• _Exercise aim_:
Starting at the top of the listing, extract every line up to and including the one with "total = 101". Pictures stay out of the copy.

- - - - - - -

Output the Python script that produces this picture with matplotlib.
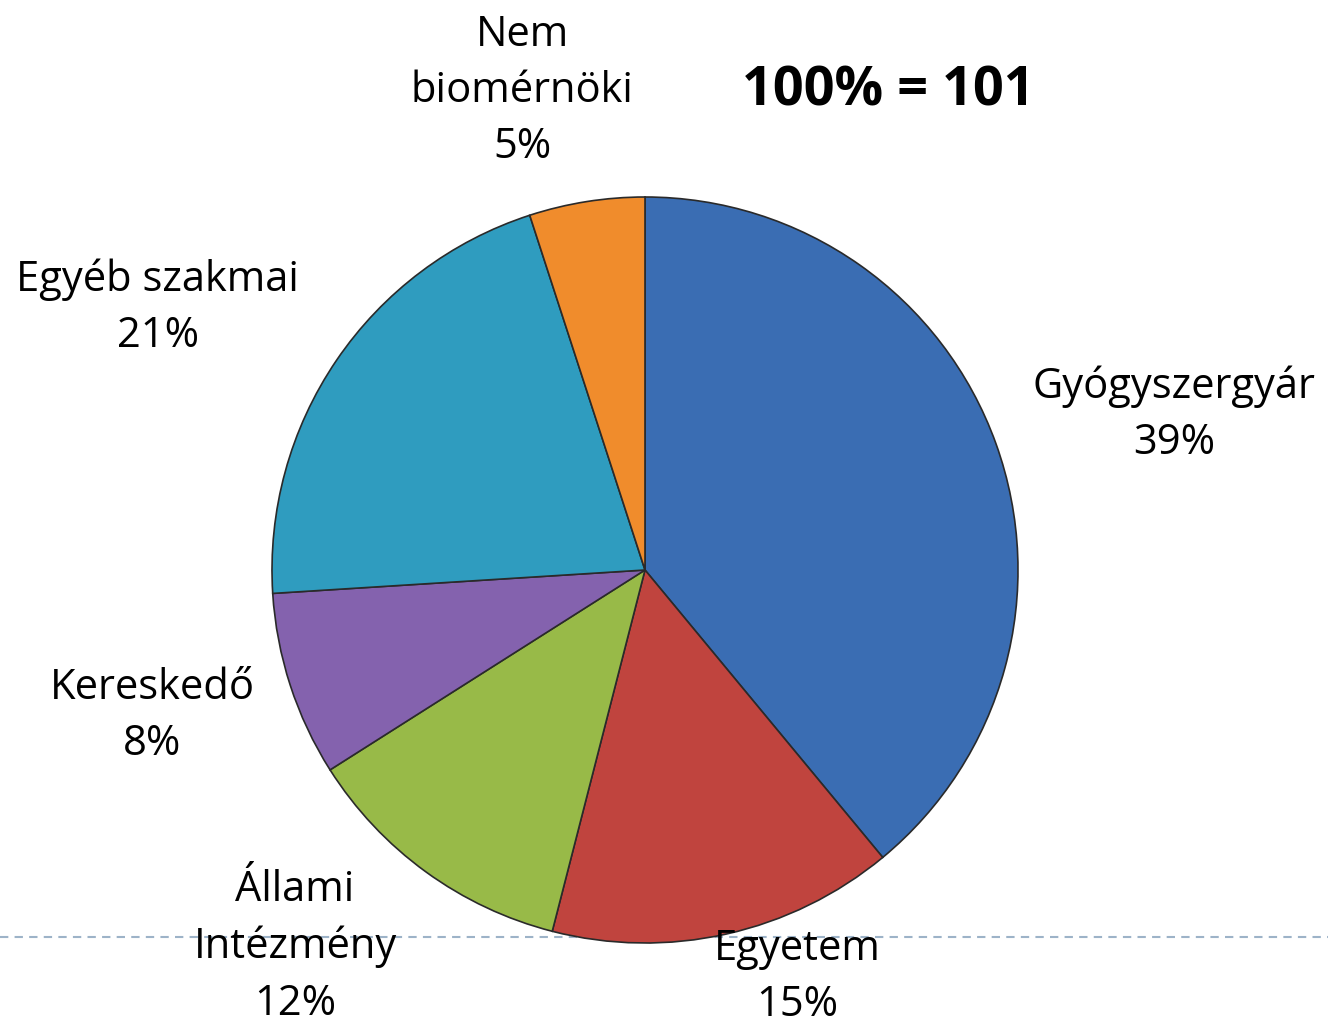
import matplotlib.pyplot as plt

categories = ["Gyógyszergyár", "Egyetem", "Állami\nIntézmény", "Kereskedő",
              "Egyéb szakmai", "Nem\nbiomérnöki"]
shares = [39, 15, 12, 8, 21, 5]
colors = ["#3A6DB3", "#C0443E", "#98BA48", "#8462AE", "#2F9CBF", "#F08C2C"]
total = 101

# label anchor positions in pixels (centre of text block)
label_pos = [(1174, 415), (797, 977), (295, 947), (152, 716), (158, 308), (522, 91)]

plt.rcParams['font.family'] = ['Open Sans', 'DejaVu Sans']

fig = plt.figure(figsize=(13.28, 10.25), dpi=100)
ax = fig.add_axes([0, 0, 1, 1])

ax.plot([0, 1328], [937, 937], ls=(0, (4, 3)), color="#9DB3C8", lw=1.5, zorder=0)

# y axis is inverted below, so startangle=-90 is the top and the wedges run clockwise
ax.pie(shares, colors=colors, startangle=-90, counterclock=True,
       center=(645, 570), radius=373, frame=True,
       wedgeprops=dict(edgecolor="#2a2a2a", linewidth=1.2))
ax.set_xlim(0, 1328)
ax.set_ylim(1025, 0)
ax.set_aspect('equal')
ax.axis('off')

for name, val, (x, y) in zip(categories, shares, label_pos):
    ax.text(x, y, f"{name}\n{val}%", ha='center', va='center', fontsize=30,
            linespacing=1.45, color='black', zorder=5)

ax.text(888, 92, f"100% = {total}", ha='center', va='center', fontsize=39,
        fontweight='bold')

fig.savefig("out.png", dpi=100)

- - - - - - -

• _Reply to the exercise_:
Output the Python script that produces this picture with matplotlib.
import matplotlib.pyplot as plt

categories = ["Gyógyszergyár", "Egyetem", "Állami\nIntézmény", "Kereskedő",
              "Egyéb szakmai", "Nem\nbiomérnöki"]
shares = [39, 15, 12, 8, 21, 5]
colors = ["#3A6DB3", "#C0443E", "#98BA48", "#8462AE", "#2F9CBF", "#F08C2C"]
total = 101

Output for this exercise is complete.